Hyundai plans to cut its average CO2 emissions to under 130g/km by 2012 to meet EU laws that will fine car makers who fail to lower CO2 output.
“We absolutely want to be below 130g/km in 2012 for our entire fleet,” said Hans van Gent, the company’s head of product planning. “Hyundai-Kia is absolutely not intending to pay any of the fines for brands that emit too much CO2.”
Hyundai plans to cut its CO2 average to 127g/km within three years, a 40g/km reduction on 2007. It will use more efficient engines, sell more diesels and add new fuel-saving technology, which feature on a new Hyundai concept.
The Ultra Low Carbon Emissions Vehicle concept is built on an i30 platform and emits 87g/km of CO2. It combines a carbonfibre body (with a Cd of 0.22) with features such as a solar panel to run the air-con and a variable oil pump.

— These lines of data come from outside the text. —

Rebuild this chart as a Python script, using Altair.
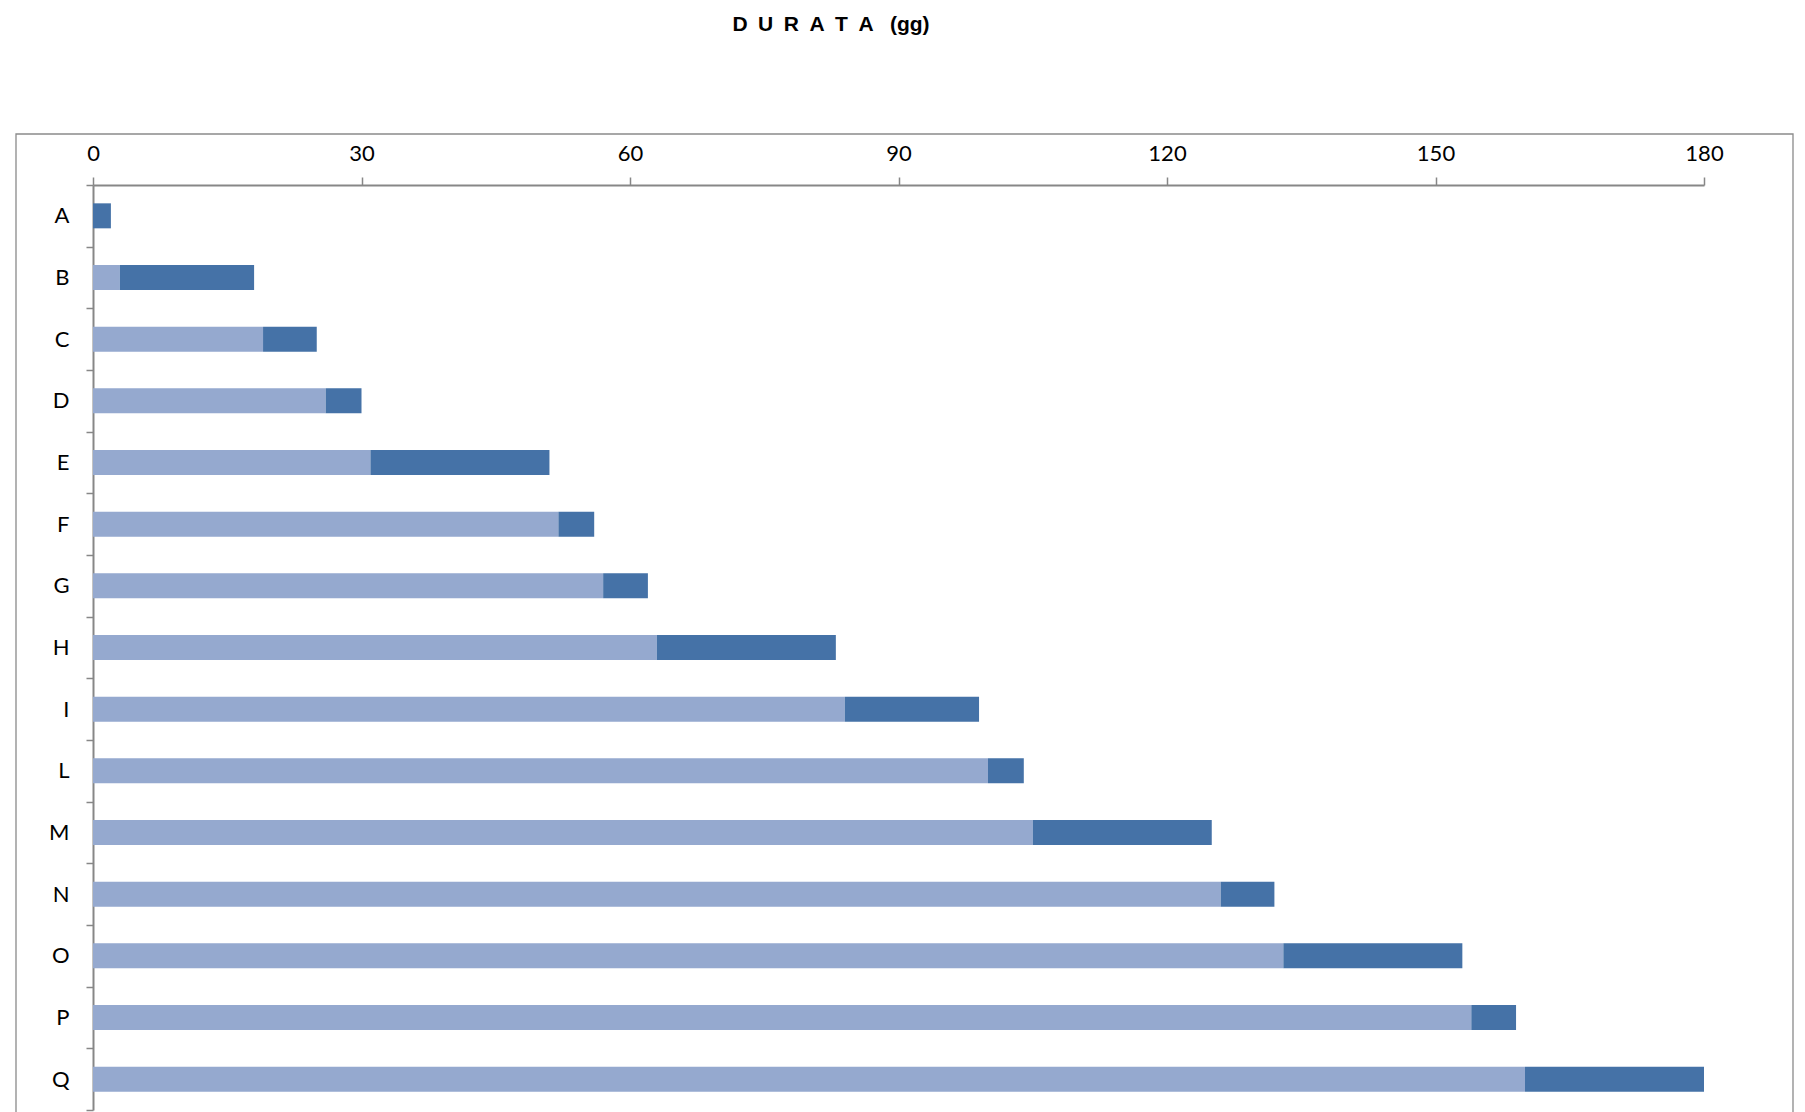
import altair as alt
import pandas as pd

categories = ["A", "B", "C", "D", "E", "F", "G", "H", "I", "L", "M", "N", "O", "P", "Q"]
start = [0, 3, 19, 26, 31, 52, 57, 63, 84, 100, 105, 126, 133, 154, 160]
durata = [2, 15, 6, 4, 20, 4, 5, 20, 15, 4, 20, 6, 20, 5, 20]
x_ticks = [0, 30, 60, 90, 120, 150, 180]
title_text = "D\u2002U\u2002R\u2002A\u2002T\u2002A\u2002\u00a0(gg)"

LIGHT = "#95A9CF"
DARK = "#4572A7"
GRAY = "#878787"

df = pd.DataFrame({"cat": categories, "start": start, "durata": durata})

W, H = 1611, 925
BAR = 25

x_scale = alt.Scale(domain=[0, 180], nice=False, zero=True)
y_scale = alt.Scale(domain=categories, paddingInner=0, paddingOuter=0)

x_axis = alt.Axis(
    orient="top", values=x_ticks, title=None, grid=False, labelFlush=False,
    domainColor=GRAY, domainWidth=2, tickColor=GRAY, tickWidth=1.5, tickSize=8,
    labelFont="Lato", labelFontSize=22, labelColor="black", labelPadding=12,
)
y_axis = alt.Axis(
    title=None, grid=False, tickBand="extent",
    domainColor=GRAY, domainWidth=2, tickColor=GRAY, tickWidth=1.5, tickSize=7,
    labelFont="Lato", labelFontSize=22, labelColor="black", labelPadding=17,
)

base = alt.Chart(df)

light = base.mark_bar(color=LIGHT, size=BAR).encode(
    y=alt.Y("cat:N", scale=y_scale, axis=y_axis, sort=categories),
    x=alt.X("zero:Q", scale=x_scale, axis=x_axis),
    x2="start:Q",
).transform_calculate(zero="0")

dark = base.mark_bar(color=DARK, size=BAR).encode(
    y=alt.Y("cat:N", scale=y_scale, sort=categories),
    x=alt.X("start:Q", scale=x_scale),
    x2="end:Q",
).transform_calculate(end="datum.start + datum.durata")

frame = alt.Chart(pd.DataFrame({"k": [0]})).mark_rect(
    fill=None, stroke="#8A8A8A", strokeWidth=1.3
).encode(
    x=alt.value(-77), x2=alt.value(1700), y=alt.value(-51), y2=alt.value(930)
)

anchor = alt.Chart(pd.DataFrame({"k": [0]})).mark_rect(opacity=0).encode(
    x=alt.value(-85), x2=alt.value(-84), y=alt.value(-177), y2=alt.value(-176)
)

title = alt.Chart(pd.DataFrame({"t": [title_text]})).mark_text(
    font="Liberation Sans", fontWeight="bold", fontSize=21, color="black",
    align="center", baseline="alphabetic"
).encode(
    text="t:N", x=alt.value(738), y=alt.value(-154)
)

chart = alt.layer(frame, anchor, light, dark, title).properties(
    width=W, height=H, padding=0
).configure_view(stroke=None)

chart.save("out.html", embed_options={"renderer": "svg", "actions": False})
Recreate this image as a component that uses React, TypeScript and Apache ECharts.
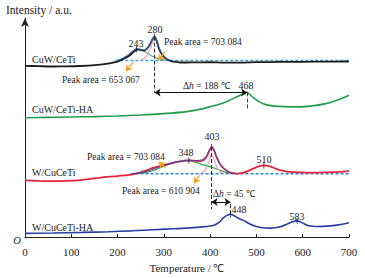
import React, { useEffect, useRef } from "react";
import * as echarts from "echarts";

// ---------- data (temperature °C, relative intensity) ----------
const xTicks = [0, 100, 200, 300, 400, 500, 600, 700];

const cuwCeTi = [
  [0, 172], [30, 171.6], [60, 171.3], [90, 171.4], [120, 171.8], [150, 172.6], [175, 174],
  [200, 176.3], [215, 179.3], [227, 182.5], [236, 186.5], [243, 188.5], [250, 188], [257, 187.3],
  [264, 189.5], [270, 193.5], [275, 198.5], [280, 201.3], [285, 196.5], [289, 190], [294, 185],
  [300, 181.3], [307, 178.5], [314, 177], [325, 176], [336, 175.3], [360, 175.4], [400, 175.6],
  [430, 175.2], [460, 175.2], [500, 175.6], [550, 175.9], [600, 176], [650, 176.2], [700, 176.3],
];
const cuwCeTiHA = [
  [0, 119.8], [50, 120.2], [100, 120.6], [150, 121], [200, 121.6], [250, 122.6], [300, 124],
  [350, 126], [380, 128.5], [400, 131], [420, 133.5], [440, 137], [458, 141], [470, 143.5],
  [480, 145.3], [487, 142.5], [494, 139.7], [505, 136], [520, 133], [540, 131.5], [560, 131],
  [590, 130.8], [620, 131.8], [650, 134], [680, 138.5], [700, 142.5],
];
const wCuCeTi = [
  [0, 57], [30, 56.5], [60, 56.2], [90, 56.5], [120, 57.3], [163, 59.7], [200, 61.3], [234, 63],
  [256, 66], [278, 69.7], [300, 72.3], [320, 74.5], [336, 76], [348, 77], [365, 76.8], [379, 76.3],
  [388, 78], [394, 82], [399, 87.5], [403, 90.5], [408, 87.5], [414, 80], [422, 73], [432, 68],
  [444, 64.7], [459, 63.7], [470, 64.5], [480, 66], [492, 68.5], [505, 71], [516, 72], [528, 71.3],
  [540, 69], [553, 67], [566, 65.7], [590, 65], [620, 64.7], [650, 64.9], [680, 65.5], [700, 66.3],
];
const wCuCeTiHA = [
  [0, 3.7], [60, 4.1], [123, 4.7], [180, 5.4], [231, 6.3], [303, 8], [350, 9], [383, 10.3],
  [400, 11.2], [410, 12.2], [419, 14.7], [429, 19.5], [437, 22], [444, 23], [452, 21.5],
  [460, 19.2], [469, 17.3], [478, 15.2], [487, 13], [498, 11], [509, 9.7], [530, 9], [552, 10.3],
  [566, 13], [578, 15.5], [588, 16.3], [596, 15], [602, 13.7], [613, 11.3], [630, 10.6],
  [660, 11.3], [680, 12.5], [700, 14.5],
];

// fitted components
const cuwFitGreen = [
  [200, 177.3], [212, 179], [222, 182], [232, 186], [241, 188.5], [250, 188], [258, 186.5],
  [266, 184], [275, 181.5], [285, 179.5], [295, 178.2], [305, 177.5],
];
const cuwFitPink = [
  [248, 177.3], [255, 178.5], [262, 181.5], [268, 186], [273, 192], [277, 197.5], [280, 199.5],
  [283, 197.5], [287, 192], [292, 186], [297, 181], [303, 178.5], [310, 177.4],
];
const cuwFitSum = [
  [198, 177.3], [210, 179.5], [222, 183], [232, 187], [241, 189.5], [250, 188.5], [258, 188],
  [265, 190], [271, 194.5], [276, 199.5], [280, 201.3], [284, 198], [289, 191], [295, 185],
  [301, 181], [308, 178.5], [316, 177.6],
];
const wFitGreen = [
  [232, 63.7], [256, 64.5], [278, 67], [296, 70.5], [314, 73.5], [333, 75.8], [352, 76.5],
  [370, 75], [386, 72.5], [403, 70.3], [422, 67], [434, 65], [450, 63.9], [460, 63.7],
];
const wFitPink = [
  [376, 63.7], [384, 65], [390, 68], [395, 72.5], [399, 78], [403, 83], [406, 81], [410, 76],
  [415, 70], [421, 66], [428, 64],
];
const wFitSum = [
  [232, 63.8], [256, 65], [278, 68.5], [300, 72], [320, 75], [340, 76.5], [354, 77.2], [370, 76.8],
  [384, 78], [392, 81.5], [398, 87], [403, 90.3], [408, 88], [413, 82], [419, 75.5], [426, 70],
  [435, 66.5], [445, 64.5], [456, 63.8],
];
const cuwBaseline = [[195, 177.3], [700, 177.3]];
const wBaseline = [[228, 63.7], [700, 63.7]];

// peak tick marks
const peakMarks = [[241, 188.5], [280, 201.3], [354, 77], [403, 90.5], [516, 72], [444, 23], [588, 16.3]];

// texts
const curveNames = ["CuW/CeTi", "CuW/CeTi-HA", "W/CuCeTi", "W/CuCeTi-HA"];
const peakLabels = ["243", "280", "468", "348", "403", "510", "448", "583"];
const peakAreas = ["Peak area = 703 084", "Peak area = 653 067", "Peak area = 703 084", "Peak area = 610 904"];
const deltaLabels = ["188", "45"];

const SERIF = "Liberation Serif, serif";
const INK = "#222";

export default function App() {
  const ref = useRef<HTMLDivElement>(null);

  useEffect(() => {
    document.body.style.margin = "0";
    if (!ref.current) return;
    const chart = echarts.init(ref.current, undefined, { renderer: "svg" });

    const line = (data: number[][], color: string, width: number, extra: any = {}) => ({
      type: "line",
      data,
      smooth: 0.25,
      showSymbol: false,
      symbol: "none",
      silent: true,
      lineStyle: { color, width },
      ...extra,
    });

    const ml = (segs: any[], color: string, type: string, symbol: any, width = 1) => ({
      silent: true,
      symbol,
      symbolSize: 6,
      label: { show: false },
      lineStyle: { color, type, width },
      emphasis: { disabled: true },
      data: segs.map(([a, b]: any) => [{ coord: a }, { coord: b }]),
    });

    const txt = (text: string, x: number, y: number, size = 10, align = "left", extra: any = {}) => ({
      type: "text",
      x,
      y,
      silent: true,
      style: {
        text,
        fontFamily: SERIF,
        fontSize: size,
        fontStyle: extra.italic ? "italic" : "normal",
        fill: INK,
        align,
        verticalAlign: "middle",
        textAlign: align,
        textVerticalAlign: "middle",
        ...(extra.rich ? { rich: extra.rich } : {}),
      },
    });

    const richI = (size: number) => ({
      i: { fontStyle: "italic", fontSize: size, fontFamily: SERIF, fill: INK },
    });

    const option: any = {
      animation: false,
      textStyle: { fontFamily: SERIF },
      grid: { left: 25, right: 16, top: 18, bottom: 40 },
      xAxis: {
        type: "value",
        min: 0,
        max: 700,
        interval: 100,
        axisLine: { lineStyle: { color: INK, width: 1 } },
        axisTick: { inside: true, length: 3, lineStyle: { color: INK } },
        axisLabel: {
          margin: 9,
          fontFamily: SERIF,
          fontSize: 11,
          color: INK,
          formatter: (v: number) => (xTicks.includes(v) ? String(v) : ""),
        },
        splitLine: { show: false },
        name: "Temperature / ℃",
        nameLocation: "middle",
        nameGap: 23,
        nameTextStyle: { fontFamily: SERIF, fontSize: 11, color: INK },
      },
      yAxis: {
        type: "value",
        min: 0,
        max: 220,
        axisLine: { show: true, symbol: ["none", "arrow"], symbolSize: [6, 9], lineStyle: { color: INK, width: 1 } },
        axisTick: { show: false },
        axisLabel: { show: false },
        splitLine: { show: false },
      },
      series: [
        line(cuwBaseline, "#35a3e6", 1.5, { smooth: false, lineStyle: { color: "#35a3e6", width: 1.5, type: [3, 2] } }),
        line(wBaseline, "#2c86d8", 1.5, { smooth: false, lineStyle: { color: "#2c86d8", width: 1.5, type: [3, 2] } }),
        line(cuwFitGreen, "#3aa66a", 1.1),
        line(cuwFitPink, "#f29bb2", 1.1),
        line(wFitGreen, "#3aa64e", 1.3),
        line(wFitPink, "#f29bb2", 1.1),
        line(cuwCeTi, "#1c1c1c", 1.8, {
          markLine: ml([[[280, 201.3], [280, 145.3]]], "#333", "dashed", "none", 1),
        }),
        line(cuwCeTiHA, "#1f9d4c", 1.6, {
          markLine: ml([[[480, 145.3], [480, 128]]], "#444", "dashed", "none", 1),
        }),
        line(wCuCeTi, "#e8233d", 1.7, {
          markLine: ml([[[403, 90.5], [403, 28]]], "#333", "dashed", "none", 1),
        }),
        line(wCuCeTiHA, "#2b3ea6", 1.6, {
          markLine: ml([[[444, 33], [444, 23]]], "#333", "dashed", "none", 1),
        }),
        line(cuwFitSum, "#2f6fd0", 1, { z: 3 }),
        line(wFitSum, "#3a3fb5", 1, { z: 3 }),
        {
          type: "line",
          data: [],
          silent: true,
          markLine: ml(
            [
              [[280, 145.3], [480, 145.3]],
              [[403, 35.3], [444, 35.3]],
            ],
            "#111", "solid", ["arrow", "arrow"], 1
          ),
        },
        {
          type: "line",
          data: [],
          silent: true,
          markLine: ml(
            [
              [[235, 176.3], [218, 166.5]],
              [[302, 186], [288, 177.5]],
              [[303.5, 69.7], [289, 75.7]],
              [[377, 62], [365, 54]],
            ],
            "#f5a21b", "solid", ["none", "arrow"], 1.2
          ),
        },
        {
          type: "scatter",
          data: peakMarks,
          symbol: "rect",
          symbolSize: [1, 6],
          silent: true,
          itemStyle: { color: "#222" },
          z: 5,
        },
      ],
      graphic: [
        txt("Intensity / a.u.", 6, 10, 11.5),
        txt(curveNames[0], 32, 59, 10),
        txt(curveNames[1], 32, 109.5, 10),
        txt(curveNames[2], 32, 172.5, 10),
        txt(curveNames[3], 32, 227.5, 10),
        txt(peakLabels[0], 136, 43.5, 10, "center"),
        txt(peakLabels[1], 155, 29, 10, "center"),
        txt(peakLabels[2], 246, 85, 10, "center"),
        txt(peakLabels[3], 186, 152, 10, "center"),
        txt(peakLabels[4], 212, 136, 10, "center"),
        txt(peakLabels[5], 264, 159.5, 10, "center"),
        txt(peakLabels[6], 239, 209, 10, "center"),
        txt(peakLabels[7], 297, 216.5, 10, "center"),
        txt(peakAreas[0], 164, 41.5, 9.5),
        txt(peakAreas[1], 62, 80, 9.5),
        txt(peakAreas[2], 87, 157, 9.5),
        txt(peakAreas[3], 122, 190.5, 9.5),
        txt(`Δ{i|h} = ${deltaLabels[0]} ℃`, 183, 86, 9.5, "left", { rich: richI(9.5) }),
        txt(`Δ{i|h} = ${deltaLabels[1]} ℃`, 213, 193.5, 9.5, "left", { rich: richI(9.5) }),
        txt("O", 17, 240.5, 10.5, "center", { italic: true }),
      ],
    };

    chart.setOption(option);
    return () => chart.dispose();
  }, []);

  return <div ref={ref} style={{ width: 365, height: 278 }} />;
}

But adding this technology to existing cars has significant cost implications.
“The introduction of this technology on relatively cheap cars is quite ambitious,” said van Gent. “But you will have to embrace all of them or there is no way of getting near the expected limit of 95g/km of CO2 in 2020.”
Hyundai’s Stop and Go stop-start system will be made standard on all models, starting with the i30 1.4 iBlue. The i10 and i20 will follow in 2010.